‘Social Cost' of Carbon emissions rises dramatically

The ‘social cost’ of carbon – the economic damage it causes - has risen dramatically. A study recently found that the social cost of carbon rises by over two percent each year. These findings, published in Nature Climate Change, are based on an extensive analysis spanning four decades of research.

The ‘social cost of carbon’ is the cost that economies face from the release of carbon into the atmosphere. The cost can be calculated by carbon’s effect on human health and welfare, agricultural productivity, sea level rise leading to property damage and destruction, desertification, changes in energy consumption, and declines in labor productivity.

The research, which analyzed over 5,900 estimates from 207 papers published before 2022, used innovative statistical methods such as meta-analysis and found that, whereas 20 years ago economists tended to advocate a modest carbon tax, they now need to argue for a much more stringent climate policy. This is primarily because the assessment of climate change and its impacts have become much more pessimistic over time.

Professor Richard Tol, Professor of Economics at the University of Sussex Business School, says that the implications of these findings for climate policy are significant. The central estimate is that the social cost of carbon becomes 2.2 percent larger every year. “We have found that every ton of carbon is four times as damaging now as it was 10 years ago.”

The study underscores the need to intensify efforts to reduce greenhouse gas emissions and reassess the appropriate carbon price. There is often a gap between the announced emissions targets and the policies supposed to achieve the targets. Besides raising the social cost of carbon, and the recommended carbon price, policymakers should focus on raising the actual price of carbon.

“Therefore, this paper justifies a major strengthening of climate policy than the one that we have in Europe and North America, and calls for other countries, particularly China and India to up their climate game.”

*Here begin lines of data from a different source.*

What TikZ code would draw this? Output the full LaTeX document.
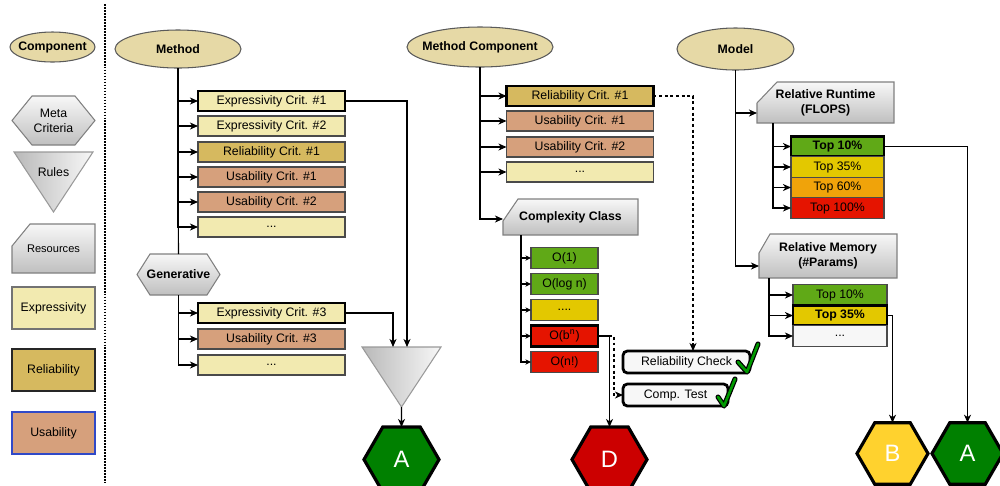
\documentclass[tikz,border=0pt]{standalone}
\usepackage{fontspec}
\setmainfont{Liberation Sans}
\usetikzlibrary{shapes.geometric,arrows.meta,calc,backgrounds}
\definecolor{ellc}{HTML}{E6D9A6}
\definecolor{ellline}{HTML}{5A5A5A}
\definecolor{exprc}{HTML}{F2EAB0}
\definecolor{relc}{HTML}{D6B95F}
\definecolor{usac}{HTML}{D6A07C}
\definecolor{boxline}{HTML}{4A4A4A}
\definecolor{legblue}{HTML}{3049C8}
\definecolor{gbox}{HTML}{60A917}
\definecolor{ybox}{HTML}{E3C800}
\definecolor{obox}{HTML}{F0A30A}
\definecolor{rbox}{HTML}{E51400}
\definecolor{hexA}{HTML}{008000}
\definecolor{hexB}{HTML}{FFD22E}
\definecolor{hexD}{HTML}{CC0000}
\definecolor{checkg}{HTML}{009A00}
\newcommand\pxu{0.02cm}
\newcommand\fsn{\fontsize{7}{8.4}\selectfont}
\newcommand\fsbold{\fontsize{7}{8.4}\selectfont\bfseries}
\begin{document}
\begin{tikzpicture}[x=0.02cm,y=-0.02cm,
  base/.style={inner sep=0pt, outer sep=0pt, font=\fsn, align=center, text=black},
  comp/.style={base, ellipse, draw=ellline, fill=ellc, line width=0.6pt, font=\fsbold},
  box/.style={base, rectangle, draw=boxline, line width=0.6pt, minimum height=20*\pxu},
  wcrit/.style={minimum width=147*\pxu},
  wo/.style={minimum width=67*\pxu, minimum height=21*\pxu},
  wtop/.style={minimum width=93*\pxu, minimum height=20.5*\pxu},
  wtopm/.style={minimum width=94*\pxu, minimum height=20.5*\pxu},
  strongbox/.style={draw=black, line width=1.6pt},
  grayshade/.style={draw=gray, line width=0.6pt, top color=gray!6, bottom color=gray!50},
  triashade/.style={draw=gray!80, line width=0.6pt, left color=gray!55, right color=gray!6},
  hexnode/.style={base, regular polygon, regular polygon sides=6, draw=black, line width=1.8pt,
    text=white, font=\fontsize{13.5}{15}\selectfont},
  checkbox/.style={base, draw=black, line width=1.6pt, rounded corners=2.5pt, fill=white!97!black},
  conn/.style={draw=black, line width=0.6pt},
  arr/.style={conn, -{Stealth[length=4.6pt,width=4pt,inset=1.4pt]}},
  sarr/.style={conn, -{Stealth[length=3.2pt,width=3pt,inset=1pt]}},
  darr/.style={arr, dash pattern=on 1.7pt off 1.5pt},
  sepline/.style={draw=black, line width=0.9pt, dash pattern=on 1pt off 0.7pt},
  checkout/.style={draw=black, line width=2.9pt, line cap=round, line join=round},
  checkin/.style={draw=checkg, line width=1.5pt, line cap=round, line join=round}
]
\useasboundingbox (0,0) rectangle (1000,485);

% ---------------- legend ----------------
\node[comp, inner xsep=-2.4pt, minimum width=85*\pxu, minimum height=30*\pxu] (legComp) at (52.5,47) {Component};
\node[base, minimum width=83*\pxu, minimum height=49*\pxu] (legMeta) at (53.5,120.5) {Meta\\Criteria};
\node[base, minimum width=79*\pxu, minimum height=60*\pxu] (legRules) at (53.5,182) {};
\node[base] (legRulesT) at (53.5,172) {Rules};
\node[base, minimum width=83*\pxu, minimum height=49*\pxu, font=\fontsize{6.3}{7.5}\selectfont] (legRes) at (53.5,248.5) {Resources};
\node[box, fill=exprc, draw=gray!90!black, minimum width=83*\pxu, minimum height=42*\pxu] (legExp) at (53.5,308) {Expressivity};
\node[box, fill=relc, draw=black!85, minimum width=83*\pxu, minimum height=42*\pxu] (legRel) at (53.5,370) {Reliability};
\node[box, fill=usac, draw=legblue, minimum width=83*\pxu, minimum height=42*\pxu] (legUsa) at (53.5,433) {Usability};
\coordinate (sepTop) at (105,4);
\coordinate (sepBot) at (105,482);
\draw[sepline] (sepTop) -- (sepBot);

% ---------------- Method ----------------
\node[comp, minimum width=126*\pxu, minimum height=38*\pxu] (method) at (178,49) {Method};
\node[box, wcrit, fill=exprc, strongbox] (e1) at (271.5,101) {Expressivity Crit. \#1};
\node[box, wcrit, fill=exprc] (e2) at (271.5,126) {Expressivity Crit. \#2};
\node[box, wcrit, fill=relc] (r1) at (271.5,152) {Reliability Crit. \#1};
\node[box, wcrit, fill=usac] (u1) at (271.5,177) {Usability Crit. \#1};
\node[box, wcrit, fill=usac] (u2) at (271.5,202) {Usability Crit. \#2};
\node[box, wcrit, fill=exprc] (d1) at (271.5,227) {...};
\node[base, font=\fsbold, minimum width=83*\pxu, minimum height=41*\pxu] (gen) at (178.5,274.5) {Generative};
\node[box, wcrit, fill=exprc, strongbox] (e3) at (271.5,313) {Expressivity Crit. \#3};
\node[box, wcrit, fill=usac] (u3) at (271.5,339) {Usability Crit. \#3};
\node[box, wcrit, fill=exprc] (d2) at (271.5,365) {...};
\node[base, minimum width=79*\pxu, minimum height=60*\pxu] (rules) at (401.5,377) {};
\node[hexnode, fill=hexA, minimum size=75*\pxu] (aL) at (401.5,459.5) {A};

% ---------------- Method Component ----------------
\node[comp, inner xsep=-3.6pt, minimum width=146*\pxu, minimum height=40*\pxu] (mc) at (480,47) {Method Component};
\node[box, wcrit, fill=relc, strongbox] (m1) at (580,96) {Reliability Crit. \#1};
\node[box, wcrit, fill=usac] (m2) at (580,121) {Usability Crit. \#1};
\node[box, wcrit, fill=usac] (m3) at (580,147) {Usability Crit. \#2};
\node[box, wcrit, fill=exprc] (m4) at (580,172) {...};
\node[base, font=\fsbold, minimum width=135*\pxu, minimum height=36*\pxu] (cc) at (570.5,217) {Complexity Class};
\node[box, wo, fill=gbox] (o1) at (564.5,258) {O(1)};
\node[box, wo, fill=gbox] (o2) at (564.5,284) {O(log n)};
\node[box, wo, fill=ybox] (o3) at (564.5,310) {....};
\node[box, wo, fill=rbox, strongbox] (o4) at (564.5,336) {O(b\textsuperscript{n})};
\node[box, wo, fill=rbox] (o5) at (564.5,362) {O(n!)};
\node[hexnode, fill=hexD, minimum size=75*\pxu] (dD) at (609.5,459.5) {D};
\node[checkbox, minimum width=127*\pxu, minimum height=22*\pxu] (rc) at (686.5,362) {Reliability Check};
\node[checkbox, minimum width=105*\pxu, minimum height=22*\pxu] (ct) at (675.5,395) {Comp. Test};

% ---------------- Model ----------------
\node[comp, minimum width=117*\pxu, minimum height=42*\pxu] (model) at (735.5,49) {Model};
\node[base, font=\fsbold, minimum width=137*\pxu, minimum height=41*\pxu] (rt) at (825.5,102.5) {Relative Runtime\\(FLOPS)};
\node[box, wtop, fill=gbox, strongbox, font=\fsbold] (t1) at (837.5,146.5) {Top 10\%};
\node[box, wtop, fill=ybox] (t2) at (837.5,167) {Top 35\%};
\node[box, wtop, fill=obox] (t3) at (837.5,187.5) {Top 60\%};
\node[box, wtop, fill=rbox] (t4) at (837.5,208) {Top 100\%};
\node[base, font=\fsbold, minimum width=138*\pxu, minimum height=44*\pxu] (rm) at (828,256) {Relative Memory\\(\#Params)};
\node[box, wtopm, fill=gbox] (s1) at (840,295) {Top 10\%};
\node[box, wtopm, fill=ybox, strongbox, font=\fsbold] (s2) at (840,315.5) {Top 35\%};
\node[box, wtopm, fill=white!97!black] (s3) at (840,336) {...};
\node[hexnode, fill=hexB, minimum size=71*\pxu] (bB) at (892.5,453.5) {B};
\node[hexnode, fill=hexA, minimum size=71*\pxu] (aR) at (967.5,453.5) {A};

% ---------------- drawn shapes behind ----------------
\begin{scope}[on background layer]
\path[grayshade] (legMeta.west) -- ($(legMeta.north west)+(20,0)$) -- ($(legMeta.north east)+(-20,0)$)
  -- (legMeta.east) -- ($(legMeta.south east)+(-20,0)$) -- ($(legMeta.south west)+(20,0)$) -- cycle;
\path[grayshade] (gen.west) -- ($(gen.north west)+(13,0)$) -- ($(gen.north east)+(-13,0)$)
  -- (gen.east) -- ($(gen.south east)+(-13,0)$) -- ($(gen.south west)+(13,0)$) -- cycle;
\path[triashade] (legRules.north west) -- (legRules.north east) -- (legRules.south) -- cycle;
\path[triashade] (rules.north west) -- (rules.north east) -- (rules.south) -- cycle;
\path[grayshade] ($(legRes.north west)+(0,22)$) -- ($(legRes.north west)+(18,0)$) -- (legRes.north east)
  -- (legRes.south east) -- (legRes.south west) -- cycle;
\path[grayshade] ($(cc.north west)+(0,22)$) -- ($(cc.north west)+(15,0)$) -- (cc.north east)
  -- (cc.south east) -- (cc.south west) -- cycle;
\path[grayshade] ($(rt.north west)+(0,21)$) -- ($(rt.north west)+(20,0)$) -- (rt.north east)
  -- (rt.south east) -- (rt.south west) -- cycle;
\path[grayshade] ($(rm.north west)+(0,19)$) -- ($(rm.north west)+(11,0)$) -- (rm.north east)
  -- (rm.south east) -- (rm.south west) -- cycle;
\end{scope}

% ---------------- connectors ----------------
\draw[conn] (method.south) -- (gen.north);
\foreach \n in {e1,e2,r1,u1,u2,d1} \draw[arr] (method.south) |- (\n.west);
\foreach \n in {e3,u3,d2} \draw[arr] (gen.south) |- (\n.west);
\draw[arr] (e1.east) -| ($(rules.north)+(5.5,0)$);
\draw[arr] (e3.east) -| ($(rules.north)+(-8.5,0)$);
\draw[arr] (rules.south) -- (aL.north);

\foreach \n in {m1,m2,m3,m4} \draw[arr] (mc.south) |- (\n.west);
\draw[arr] (mc.south) |- ($(cc.west)+(0,2)$);
\foreach \n in {o1,o2,o3,o4,o5} \draw[sarr] ($(cc.south west)+(18,0)$) |- (\n.west);
\draw[arr] (o4.east) -| (dD.north);
\draw[darr] (o4.east) -- ++(16,0) |- (ct.west);
\draw[darr] (m1.east) -| ($(rc.north)+(6.5,0)$);

\draw[arr] (model.south) |- ($(rt.west)+(0,10.5)$);
\draw[arr] (model.south) |- ($(rm.west)+(0,10)$);
\foreach \n in {t1,t2,t3,t4} \draw[arr] ($(rt.south west)+(16,0)$) |- (\n.west);
\foreach \n in {s1,s2,s3} \draw[arr] ($(rm.south west)+(10,0)$) |- (\n.west);
\draw[arr] (t1.east) -| (aR.north);
\draw[arr] (s2.east) -| (bB.north);

% ---------------- check marks ----------------
\draw[checkout] (738,362) -- (747,372) -- (758,344);
\draw[checkin]  (738,362) -- (747,372) -- (758,344);
\draw[checkout] (718,397) -- (724,406) -- (735,379);
\draw[checkin]  (718,397) -- (724,406) -- (735,379);
\end{tikzpicture}
\end{document}
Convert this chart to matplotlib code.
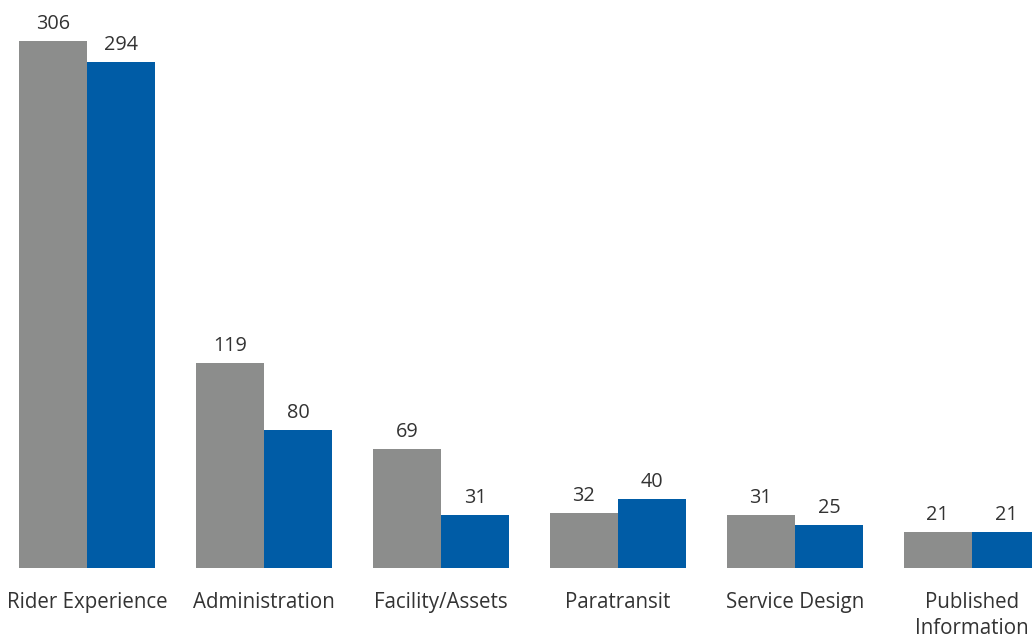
"""
Grouped bar chart: two series per category, values on top.
"""
import numpy as np
import matplotlib.pyplot as plt

plt.rcParams['font.family'] = ['Open Sans', 'DejaVu Sans']

categories = ['Rider Experience', 'Administration', 'Facility/Assets',
              'Paratransit', 'Service Design', 'Published\nInformation']
gray_vals = [306, 119, 69, 32, 31, 21]
blue_vals = [294, 80, 31, 40, 25, 21]

gray = '#8c8d8c'
blue = '#005ca6'
txt = '#333333'

fig = plt.figure(figsize=(10.32, 6.36), dpi=100)
ax = fig.add_axes([0, 68 / 636, 1, 568 / 636])

x = np.arange(len(categories))
w = 0.387
b1 = ax.bar(x - w / 2, gray_vals, w, color=gray)
b2 = ax.bar(x + w / 2, blue_vals, w, color=blue)

# values above bars
for bars in (b1, b2):
    for r in bars:
        ax.annotate(str(int(r.get_height())),
                    (r.get_x() + r.get_width() / 2, r.get_height()),
                    xytext=(0, 5), textcoords='offset points',
                    ha='center', va='bottom', fontsize=14.3, color=txt)

ax.set_xlim(-87 / 177, (1032 - 87) / 177)
ax.set_ylim(0, 568 / 1.722)
ax.set_xticks(x)
ax.set_xticklabels(categories, fontsize=14.8, color=txt, linespacing=1.35)
ax.tick_params(axis='x', length=0, pad=17)
ax.set_yticks([])
for s in ax.spines.values():
    s.set_visible(False)

fig.savefig('out.png', dpi=100)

There are, as the researchers point out, a number of different estimates of the social cost of carbon, and these vary because of different assumptions about future emissions. However, on average, these predictions have become much more pessimistic as the reality of climate change sets in. For example, climate impacts are unpredictable, and the impacts of moving from 1.5 degrees C to 2 degrees C are much greater than an increase from 0.5 degrees C to 1 degree C. This has, as the study suggests, increased the cost of carbon significantly as the impact on everything from agriculture to health sets in.